2. interface has sent a call forward request.

This works pretty well here, all above scenarios work fine.
Pity is, the patch is against a 1.4.30 which already has several custom modifications applied and i didn't have time yet, to write and test this again with a vanilla 1.4.33.

Also look at cmaj's comment above. He says all of these scenarios work fine with 1.8.2-rc. Again, didn't find time yet to confirm that it works well in 1.8.2.



By: Kai Hoerner (kaii) 2011-05-10 04:13:49

UPDATE: did some re-tests of the scenario i described above with 1.8.4-rc3.

when manually forwarding the call (without answering it) to another extension via SIP "302 Moved Temporarily", the forwarder is still not removed from the list and the call is being hung up when trying to forward it back the initial forwarder:

use case:
SIP/10 calls SIP/20
 ->> SIP/20 rings
SIP/20 manually forwards call to SIP/30
 ->> SIP/20 is now free, SIP/30 rings
SIP/30 manually forwards back to SIP/20
 ->> call is being hung up "Skipping dialing interface 'SIP/20' again"

will attach patch for 1.8.4-rc3 which removes the forwarder from the list of dialed interfaces.

By: Mark Michelson (mmichelson) 2012-10-03 11:16:52.957-0500

*dusts the cobwebs off this issue*

Well, it's been a while, but I believe that this issue has been resolved independently.

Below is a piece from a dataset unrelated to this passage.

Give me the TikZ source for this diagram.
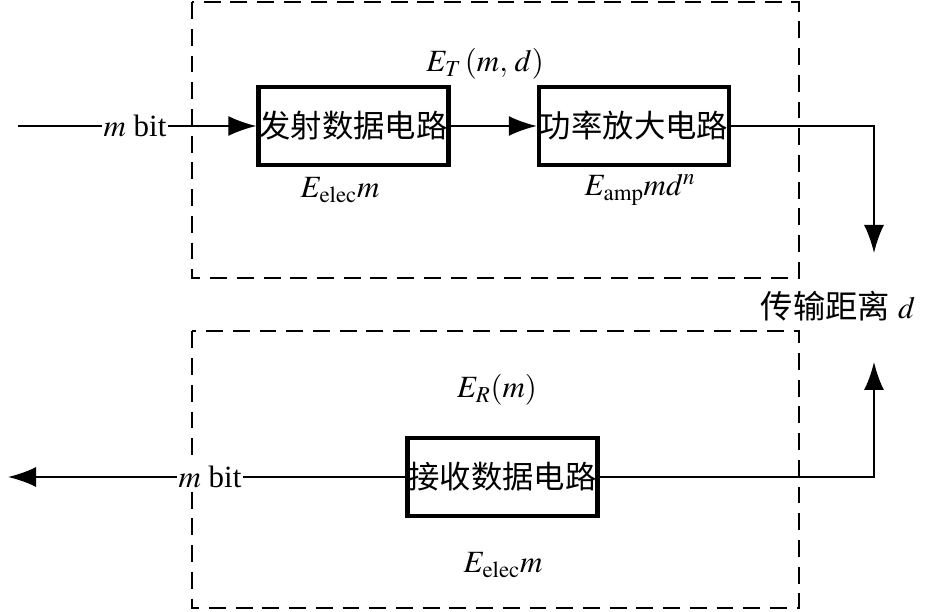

In the 1.8 branch, revisions  315644, 319529, and 328663 should resolve this issue. I have conducted my own tests and have found that the transfer scenarios provided by the original reporter no longer occur in version 1.8 of Asterisk. If you are still on Asterisk 1.4 or 1.6.2 you should also find this issue fixed as well, since the 1.8 revisions I listed were merged from those branches.

The final two revisions I listed were merged in May and July of 2011, after the final comments on this issue were made. They are similar to the patches uploaded here, but not quite the same. A similar patch has also been applied to app_queue. I am going to close this issue since I believe it to be fixed.